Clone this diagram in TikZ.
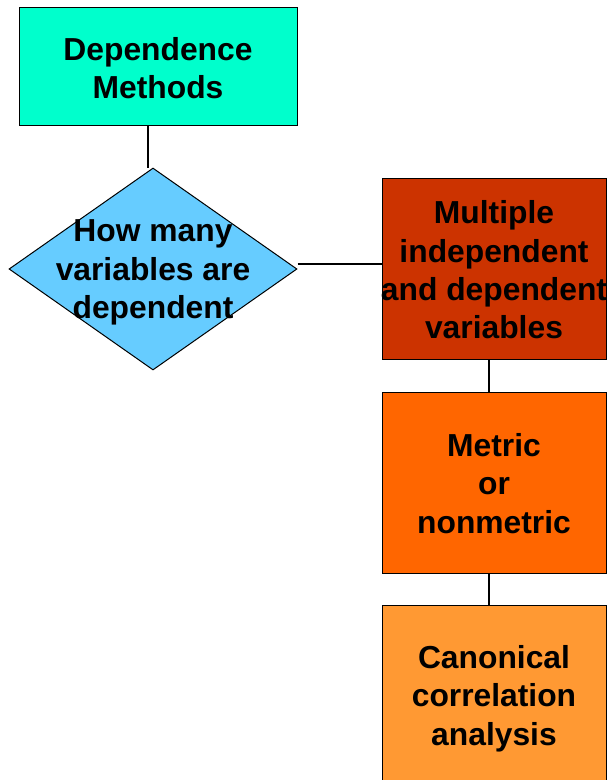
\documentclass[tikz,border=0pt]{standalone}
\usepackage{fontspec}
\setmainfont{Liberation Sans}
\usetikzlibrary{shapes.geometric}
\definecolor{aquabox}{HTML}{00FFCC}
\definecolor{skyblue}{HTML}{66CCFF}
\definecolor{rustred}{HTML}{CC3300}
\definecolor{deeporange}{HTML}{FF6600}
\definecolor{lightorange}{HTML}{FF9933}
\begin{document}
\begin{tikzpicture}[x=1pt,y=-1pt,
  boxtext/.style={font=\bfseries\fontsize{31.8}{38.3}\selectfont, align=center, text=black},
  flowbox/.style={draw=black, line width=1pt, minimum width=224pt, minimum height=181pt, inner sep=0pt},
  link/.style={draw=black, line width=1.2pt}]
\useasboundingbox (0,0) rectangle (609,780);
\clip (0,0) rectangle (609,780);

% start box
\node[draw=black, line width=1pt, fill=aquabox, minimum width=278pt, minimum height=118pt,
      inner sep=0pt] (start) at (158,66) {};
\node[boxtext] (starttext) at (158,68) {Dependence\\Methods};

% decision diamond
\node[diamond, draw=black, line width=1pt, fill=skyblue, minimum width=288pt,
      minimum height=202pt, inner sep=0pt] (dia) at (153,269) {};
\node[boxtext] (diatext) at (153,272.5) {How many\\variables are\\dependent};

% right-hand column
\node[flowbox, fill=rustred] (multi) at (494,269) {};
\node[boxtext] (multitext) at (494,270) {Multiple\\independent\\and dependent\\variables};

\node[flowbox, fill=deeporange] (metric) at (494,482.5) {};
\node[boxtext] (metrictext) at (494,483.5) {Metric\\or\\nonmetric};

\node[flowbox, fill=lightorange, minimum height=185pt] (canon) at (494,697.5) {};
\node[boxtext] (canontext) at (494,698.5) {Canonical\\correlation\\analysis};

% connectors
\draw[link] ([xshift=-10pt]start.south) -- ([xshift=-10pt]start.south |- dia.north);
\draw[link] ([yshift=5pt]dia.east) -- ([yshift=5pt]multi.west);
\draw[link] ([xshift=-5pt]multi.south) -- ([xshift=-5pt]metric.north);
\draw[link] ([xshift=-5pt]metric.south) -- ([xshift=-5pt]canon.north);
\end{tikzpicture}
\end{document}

- Set exercise
Return only the lines running from the top of the data to the line that holds "(starttext) at (158,68)". Include both of those lines, but skip the pictures.

- Solution to the exercise
Clone this diagram in TikZ.
\documentclass[tikz,border=0pt]{standalone}
\usepackage{fontspec}
\setmainfont{Liberation Sans}
\usetikzlibrary{shapes.geometric}
\definecolor{aquabox}{HTML}{00FFCC}
\definecolor{skyblue}{HTML}{66CCFF}
\definecolor{rustred}{HTML}{CC3300}
\definecolor{deeporange}{HTML}{FF6600}
\definecolor{lightorange}{HTML}{FF9933}
\begin{document}
\begin{tikzpicture}[x=1pt,y=-1pt,
  boxtext/.style={font=\bfseries\fontsize{31.8}{38.3}\selectfont, align=center, text=black},
  flowbox/.style={draw=black, line width=1pt, minimum width=224pt, minimum height=181pt, inner sep=0pt},
  link/.style={draw=black, line width=1.2pt}]
\useasboundingbox (0,0) rectangle (609,780);
\clip (0,0) rectangle (609,780);

% start box
\node[draw=black, line width=1pt, fill=aquabox, minimum width=278pt, minimum height=118pt,
      inner sep=0pt] (start) at (158,66) {};
\node[boxtext] (starttext) at (158,68) {Dependence\\Methods};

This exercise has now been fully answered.